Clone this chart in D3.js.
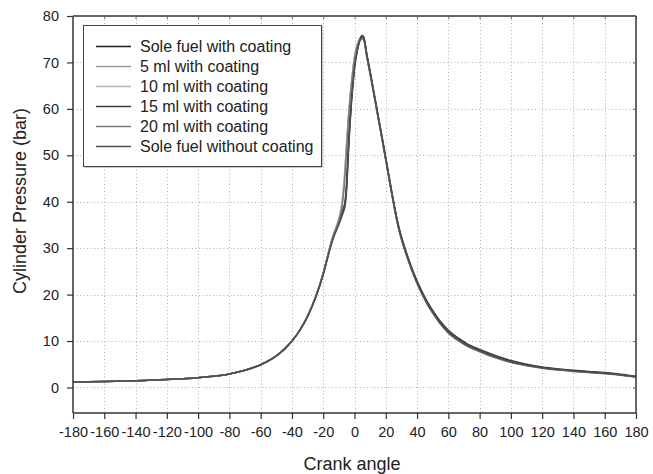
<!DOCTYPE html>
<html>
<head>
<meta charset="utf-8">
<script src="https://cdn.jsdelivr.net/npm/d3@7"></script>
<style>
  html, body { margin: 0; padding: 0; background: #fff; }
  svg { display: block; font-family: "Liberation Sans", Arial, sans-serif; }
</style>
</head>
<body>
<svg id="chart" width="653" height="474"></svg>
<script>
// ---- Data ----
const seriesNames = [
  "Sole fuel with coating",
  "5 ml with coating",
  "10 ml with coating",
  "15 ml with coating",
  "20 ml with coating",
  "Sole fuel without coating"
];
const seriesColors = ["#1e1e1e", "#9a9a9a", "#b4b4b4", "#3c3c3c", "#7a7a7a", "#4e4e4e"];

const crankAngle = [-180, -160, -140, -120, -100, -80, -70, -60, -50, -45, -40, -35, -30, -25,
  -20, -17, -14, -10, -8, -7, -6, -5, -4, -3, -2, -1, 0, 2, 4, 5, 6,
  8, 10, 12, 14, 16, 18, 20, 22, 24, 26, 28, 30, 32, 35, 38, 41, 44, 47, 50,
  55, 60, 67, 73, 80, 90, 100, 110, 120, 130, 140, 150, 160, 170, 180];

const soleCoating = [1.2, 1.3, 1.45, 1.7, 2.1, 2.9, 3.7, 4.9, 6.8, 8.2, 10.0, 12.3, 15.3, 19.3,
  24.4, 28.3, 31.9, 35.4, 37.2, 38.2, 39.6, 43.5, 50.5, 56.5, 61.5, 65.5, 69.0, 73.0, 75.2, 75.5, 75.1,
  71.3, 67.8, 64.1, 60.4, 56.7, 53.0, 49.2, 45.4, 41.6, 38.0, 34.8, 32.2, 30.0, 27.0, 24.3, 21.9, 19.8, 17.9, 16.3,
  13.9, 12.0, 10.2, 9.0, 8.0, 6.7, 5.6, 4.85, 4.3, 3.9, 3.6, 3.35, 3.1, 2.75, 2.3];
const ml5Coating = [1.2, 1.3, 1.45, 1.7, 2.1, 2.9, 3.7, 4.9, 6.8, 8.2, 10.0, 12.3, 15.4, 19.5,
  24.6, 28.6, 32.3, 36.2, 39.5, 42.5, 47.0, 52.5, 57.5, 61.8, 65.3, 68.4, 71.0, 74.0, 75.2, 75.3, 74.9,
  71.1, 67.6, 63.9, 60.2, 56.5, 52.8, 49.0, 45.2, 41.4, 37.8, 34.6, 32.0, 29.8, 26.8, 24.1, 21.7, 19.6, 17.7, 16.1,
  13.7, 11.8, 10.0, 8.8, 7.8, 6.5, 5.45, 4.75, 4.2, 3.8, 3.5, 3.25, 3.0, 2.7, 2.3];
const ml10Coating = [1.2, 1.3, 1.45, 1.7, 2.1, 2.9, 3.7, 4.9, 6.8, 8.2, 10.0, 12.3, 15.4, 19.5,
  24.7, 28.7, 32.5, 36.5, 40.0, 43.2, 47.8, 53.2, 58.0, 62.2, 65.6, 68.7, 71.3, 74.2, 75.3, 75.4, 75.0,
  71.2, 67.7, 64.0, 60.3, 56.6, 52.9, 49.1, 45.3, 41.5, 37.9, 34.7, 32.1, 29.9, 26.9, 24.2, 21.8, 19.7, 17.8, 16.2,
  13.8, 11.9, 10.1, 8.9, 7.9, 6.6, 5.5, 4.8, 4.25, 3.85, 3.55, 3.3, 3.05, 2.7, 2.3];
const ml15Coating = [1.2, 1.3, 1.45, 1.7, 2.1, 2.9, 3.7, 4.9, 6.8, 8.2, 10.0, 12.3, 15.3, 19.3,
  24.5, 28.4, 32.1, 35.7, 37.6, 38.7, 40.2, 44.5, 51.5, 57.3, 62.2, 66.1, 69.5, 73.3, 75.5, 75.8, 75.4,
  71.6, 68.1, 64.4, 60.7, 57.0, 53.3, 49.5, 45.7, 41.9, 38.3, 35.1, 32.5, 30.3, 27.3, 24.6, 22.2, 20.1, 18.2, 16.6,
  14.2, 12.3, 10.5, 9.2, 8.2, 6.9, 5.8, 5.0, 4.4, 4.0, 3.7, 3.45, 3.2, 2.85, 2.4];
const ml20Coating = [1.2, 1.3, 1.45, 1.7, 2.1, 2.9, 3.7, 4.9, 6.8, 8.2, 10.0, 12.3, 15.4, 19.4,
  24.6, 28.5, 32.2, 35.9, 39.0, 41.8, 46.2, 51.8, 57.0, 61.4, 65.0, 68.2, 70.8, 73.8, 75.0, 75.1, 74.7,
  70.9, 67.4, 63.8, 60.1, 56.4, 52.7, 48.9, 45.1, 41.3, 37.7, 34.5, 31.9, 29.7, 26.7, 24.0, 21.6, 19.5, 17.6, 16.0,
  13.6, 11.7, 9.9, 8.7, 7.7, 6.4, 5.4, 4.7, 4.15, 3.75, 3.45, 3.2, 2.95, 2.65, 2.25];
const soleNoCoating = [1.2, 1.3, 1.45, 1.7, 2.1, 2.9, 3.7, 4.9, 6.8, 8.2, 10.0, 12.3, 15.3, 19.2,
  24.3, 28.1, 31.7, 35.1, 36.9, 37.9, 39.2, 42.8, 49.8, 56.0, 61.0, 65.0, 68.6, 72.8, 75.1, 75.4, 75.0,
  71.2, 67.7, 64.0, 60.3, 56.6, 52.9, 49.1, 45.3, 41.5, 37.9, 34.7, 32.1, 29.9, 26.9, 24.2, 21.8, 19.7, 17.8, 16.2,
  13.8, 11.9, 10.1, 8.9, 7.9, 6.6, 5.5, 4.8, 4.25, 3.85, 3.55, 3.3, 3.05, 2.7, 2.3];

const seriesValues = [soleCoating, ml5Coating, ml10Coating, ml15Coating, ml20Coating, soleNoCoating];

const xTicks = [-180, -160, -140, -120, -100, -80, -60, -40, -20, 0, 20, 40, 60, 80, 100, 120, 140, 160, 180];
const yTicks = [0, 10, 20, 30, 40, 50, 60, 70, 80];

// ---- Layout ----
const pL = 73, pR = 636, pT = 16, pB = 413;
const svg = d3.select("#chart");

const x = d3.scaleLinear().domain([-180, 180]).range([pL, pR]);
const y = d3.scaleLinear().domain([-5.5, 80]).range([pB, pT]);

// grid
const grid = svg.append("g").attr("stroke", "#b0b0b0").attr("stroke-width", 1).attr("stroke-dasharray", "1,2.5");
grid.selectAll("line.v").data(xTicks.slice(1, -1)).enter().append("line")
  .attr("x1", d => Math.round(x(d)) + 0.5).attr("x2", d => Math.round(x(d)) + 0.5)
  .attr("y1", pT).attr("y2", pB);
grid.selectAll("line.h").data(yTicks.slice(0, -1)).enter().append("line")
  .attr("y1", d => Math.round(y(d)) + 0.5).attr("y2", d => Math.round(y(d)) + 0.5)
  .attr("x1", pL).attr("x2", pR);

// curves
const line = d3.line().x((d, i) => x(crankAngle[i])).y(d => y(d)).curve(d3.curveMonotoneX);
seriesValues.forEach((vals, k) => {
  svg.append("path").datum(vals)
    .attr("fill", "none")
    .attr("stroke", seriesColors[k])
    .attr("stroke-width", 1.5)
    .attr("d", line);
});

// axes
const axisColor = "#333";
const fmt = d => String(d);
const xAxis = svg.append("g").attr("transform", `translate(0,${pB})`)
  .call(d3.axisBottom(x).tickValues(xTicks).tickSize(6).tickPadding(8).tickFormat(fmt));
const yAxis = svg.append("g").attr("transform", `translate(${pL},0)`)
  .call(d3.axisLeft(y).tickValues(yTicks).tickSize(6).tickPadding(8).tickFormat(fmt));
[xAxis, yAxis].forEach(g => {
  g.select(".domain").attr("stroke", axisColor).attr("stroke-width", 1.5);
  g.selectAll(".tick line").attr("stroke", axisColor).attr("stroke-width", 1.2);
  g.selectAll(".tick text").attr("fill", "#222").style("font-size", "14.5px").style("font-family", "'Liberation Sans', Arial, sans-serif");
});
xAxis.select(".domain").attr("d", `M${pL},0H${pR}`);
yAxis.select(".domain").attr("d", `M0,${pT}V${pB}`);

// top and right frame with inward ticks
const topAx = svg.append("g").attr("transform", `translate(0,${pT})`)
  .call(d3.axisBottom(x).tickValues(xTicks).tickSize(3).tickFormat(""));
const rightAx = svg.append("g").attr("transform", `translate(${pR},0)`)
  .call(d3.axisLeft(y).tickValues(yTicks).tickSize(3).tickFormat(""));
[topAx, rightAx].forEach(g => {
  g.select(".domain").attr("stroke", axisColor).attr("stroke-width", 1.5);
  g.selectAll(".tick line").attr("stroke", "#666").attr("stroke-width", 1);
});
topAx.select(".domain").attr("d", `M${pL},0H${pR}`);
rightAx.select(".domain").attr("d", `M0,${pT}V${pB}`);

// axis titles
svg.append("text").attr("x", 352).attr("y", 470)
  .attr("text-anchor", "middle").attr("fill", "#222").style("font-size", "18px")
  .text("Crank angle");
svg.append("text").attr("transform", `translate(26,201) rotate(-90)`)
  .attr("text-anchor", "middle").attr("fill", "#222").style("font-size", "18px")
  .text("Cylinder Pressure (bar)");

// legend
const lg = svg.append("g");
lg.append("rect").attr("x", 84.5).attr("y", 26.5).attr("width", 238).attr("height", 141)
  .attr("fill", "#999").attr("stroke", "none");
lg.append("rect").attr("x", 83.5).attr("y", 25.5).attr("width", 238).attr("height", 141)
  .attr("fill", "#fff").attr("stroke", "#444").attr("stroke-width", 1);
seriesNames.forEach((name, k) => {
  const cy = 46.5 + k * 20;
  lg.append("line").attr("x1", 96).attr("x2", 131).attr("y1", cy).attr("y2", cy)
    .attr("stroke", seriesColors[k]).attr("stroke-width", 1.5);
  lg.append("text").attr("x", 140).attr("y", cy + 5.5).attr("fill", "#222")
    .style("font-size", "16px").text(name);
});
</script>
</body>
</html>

====================

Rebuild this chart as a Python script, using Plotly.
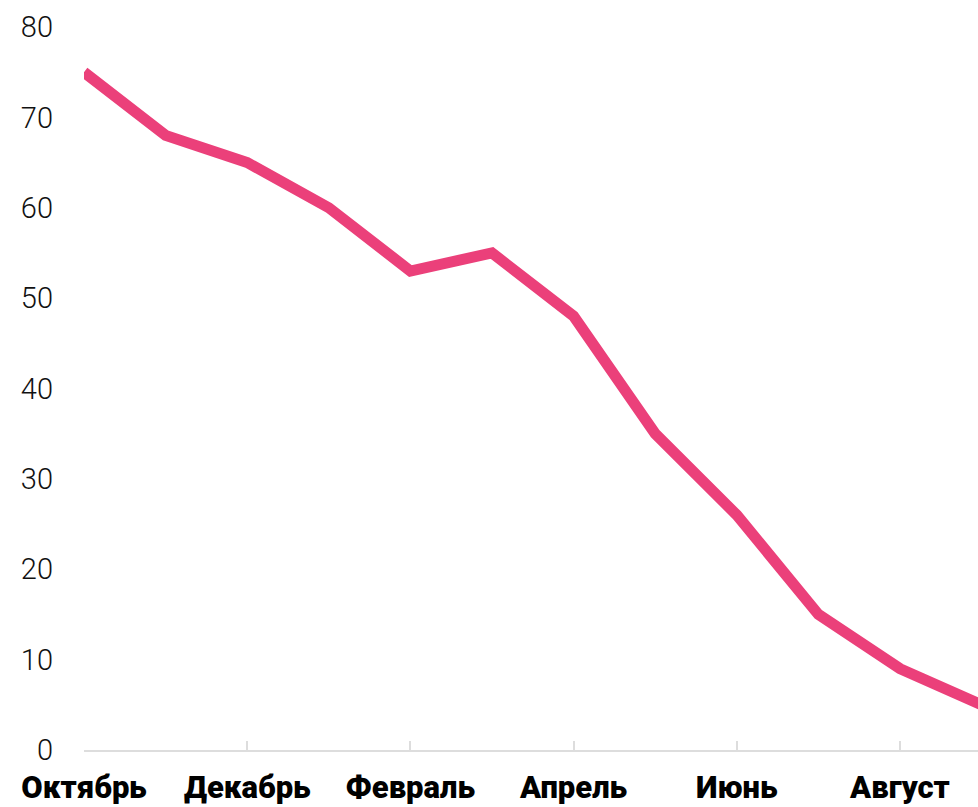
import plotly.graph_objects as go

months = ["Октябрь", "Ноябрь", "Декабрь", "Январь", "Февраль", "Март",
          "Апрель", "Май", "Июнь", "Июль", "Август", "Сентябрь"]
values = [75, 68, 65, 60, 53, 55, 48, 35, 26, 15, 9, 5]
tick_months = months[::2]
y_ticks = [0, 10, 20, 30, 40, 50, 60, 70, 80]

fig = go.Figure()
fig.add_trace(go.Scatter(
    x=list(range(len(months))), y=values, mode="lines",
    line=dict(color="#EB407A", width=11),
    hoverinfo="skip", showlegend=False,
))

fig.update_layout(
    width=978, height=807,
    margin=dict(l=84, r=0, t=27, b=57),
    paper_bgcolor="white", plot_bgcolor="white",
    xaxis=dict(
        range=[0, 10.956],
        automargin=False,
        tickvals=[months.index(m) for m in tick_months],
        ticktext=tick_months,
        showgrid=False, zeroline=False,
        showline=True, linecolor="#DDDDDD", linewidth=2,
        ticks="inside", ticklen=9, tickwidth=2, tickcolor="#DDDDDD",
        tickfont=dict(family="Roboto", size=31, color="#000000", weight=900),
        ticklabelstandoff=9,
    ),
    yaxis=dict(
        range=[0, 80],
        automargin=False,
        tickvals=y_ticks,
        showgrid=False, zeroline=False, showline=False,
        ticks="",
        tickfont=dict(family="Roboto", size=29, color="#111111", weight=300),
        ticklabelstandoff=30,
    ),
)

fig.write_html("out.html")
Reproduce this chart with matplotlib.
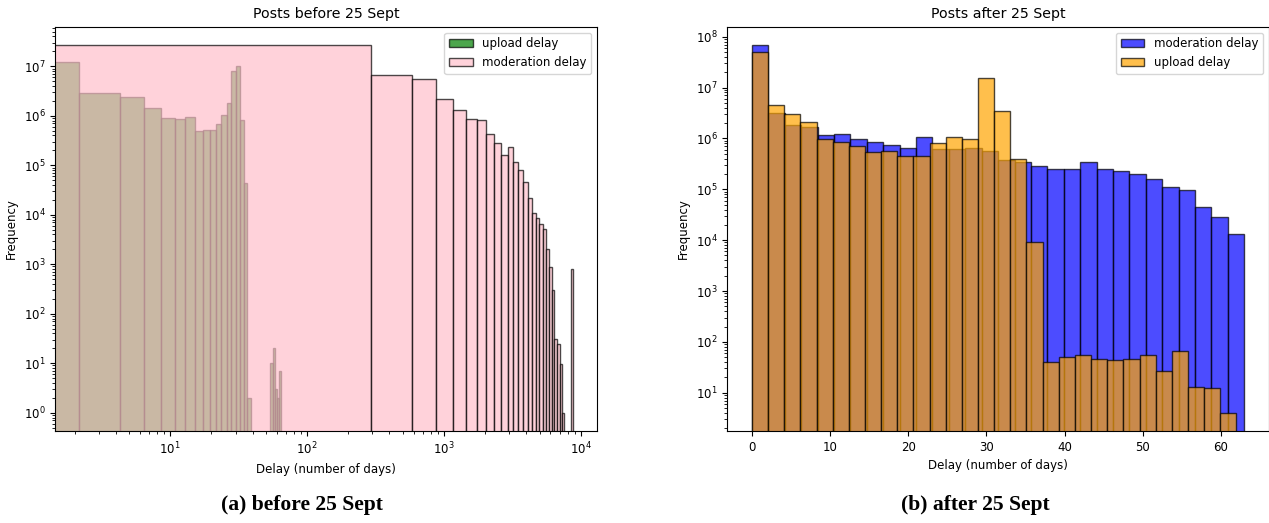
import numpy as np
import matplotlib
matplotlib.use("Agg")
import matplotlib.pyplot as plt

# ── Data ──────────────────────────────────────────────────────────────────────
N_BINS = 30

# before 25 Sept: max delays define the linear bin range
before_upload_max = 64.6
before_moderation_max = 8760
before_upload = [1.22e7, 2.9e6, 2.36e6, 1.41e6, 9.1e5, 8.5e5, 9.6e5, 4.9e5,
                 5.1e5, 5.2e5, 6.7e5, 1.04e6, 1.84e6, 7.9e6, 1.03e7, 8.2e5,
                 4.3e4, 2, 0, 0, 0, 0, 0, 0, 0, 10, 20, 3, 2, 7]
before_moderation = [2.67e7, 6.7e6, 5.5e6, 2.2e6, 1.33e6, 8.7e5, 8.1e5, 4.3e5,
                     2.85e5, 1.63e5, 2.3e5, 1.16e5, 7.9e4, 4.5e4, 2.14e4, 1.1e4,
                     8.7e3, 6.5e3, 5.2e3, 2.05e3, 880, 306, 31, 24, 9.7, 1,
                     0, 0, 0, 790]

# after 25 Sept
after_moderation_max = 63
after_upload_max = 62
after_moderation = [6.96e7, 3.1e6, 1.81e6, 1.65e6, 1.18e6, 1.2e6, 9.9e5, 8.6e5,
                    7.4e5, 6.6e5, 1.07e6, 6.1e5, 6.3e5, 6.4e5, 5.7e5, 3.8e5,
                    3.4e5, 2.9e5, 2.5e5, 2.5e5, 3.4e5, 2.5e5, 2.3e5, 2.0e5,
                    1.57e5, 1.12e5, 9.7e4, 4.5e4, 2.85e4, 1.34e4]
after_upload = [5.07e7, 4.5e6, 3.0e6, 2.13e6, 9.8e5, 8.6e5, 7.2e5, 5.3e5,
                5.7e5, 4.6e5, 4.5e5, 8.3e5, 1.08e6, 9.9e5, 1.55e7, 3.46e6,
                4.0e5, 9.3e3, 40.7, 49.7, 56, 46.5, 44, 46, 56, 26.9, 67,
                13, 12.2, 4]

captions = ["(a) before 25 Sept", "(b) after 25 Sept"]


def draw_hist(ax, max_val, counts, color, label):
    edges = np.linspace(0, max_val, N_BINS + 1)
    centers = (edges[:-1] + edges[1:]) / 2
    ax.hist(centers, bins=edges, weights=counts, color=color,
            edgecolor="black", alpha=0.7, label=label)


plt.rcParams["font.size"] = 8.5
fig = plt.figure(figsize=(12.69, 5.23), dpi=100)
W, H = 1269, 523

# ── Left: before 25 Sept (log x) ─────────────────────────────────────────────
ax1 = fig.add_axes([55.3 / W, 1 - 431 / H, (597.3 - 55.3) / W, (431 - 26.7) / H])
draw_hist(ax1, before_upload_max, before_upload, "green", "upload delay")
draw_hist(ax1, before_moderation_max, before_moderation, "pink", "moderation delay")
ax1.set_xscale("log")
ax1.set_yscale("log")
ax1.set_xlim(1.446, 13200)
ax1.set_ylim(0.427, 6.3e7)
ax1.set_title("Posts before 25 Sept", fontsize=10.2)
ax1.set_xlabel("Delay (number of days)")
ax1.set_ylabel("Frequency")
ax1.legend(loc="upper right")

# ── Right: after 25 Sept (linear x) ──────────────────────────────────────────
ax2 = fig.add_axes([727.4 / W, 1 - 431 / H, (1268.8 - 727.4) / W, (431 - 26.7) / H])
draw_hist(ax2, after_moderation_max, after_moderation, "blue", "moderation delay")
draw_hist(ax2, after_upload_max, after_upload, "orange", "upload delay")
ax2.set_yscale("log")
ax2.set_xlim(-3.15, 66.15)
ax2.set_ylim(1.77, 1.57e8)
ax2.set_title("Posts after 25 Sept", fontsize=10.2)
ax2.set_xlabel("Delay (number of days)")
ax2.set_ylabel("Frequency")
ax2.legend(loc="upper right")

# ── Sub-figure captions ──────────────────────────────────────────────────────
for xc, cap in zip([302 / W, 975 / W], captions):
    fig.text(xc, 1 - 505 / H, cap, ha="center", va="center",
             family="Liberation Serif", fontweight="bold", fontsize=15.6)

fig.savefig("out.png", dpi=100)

====================

EXERCISE TASK>
Restate word for word the part that opens with the line containing "Reproduce this chart with matplotlib." and closes with the line containing "N_BINS = 30", both ends included, and nothing else. Omit any images.

ANSWER TO THE EXERCISE>
Reproduce this chart with matplotlib.
import numpy as np
import matplotlib
matplotlib.use("Agg")
import matplotlib.pyplot as plt

# ── Data ──────────────────────────────────────────────────────────────────────
N_BINS = 30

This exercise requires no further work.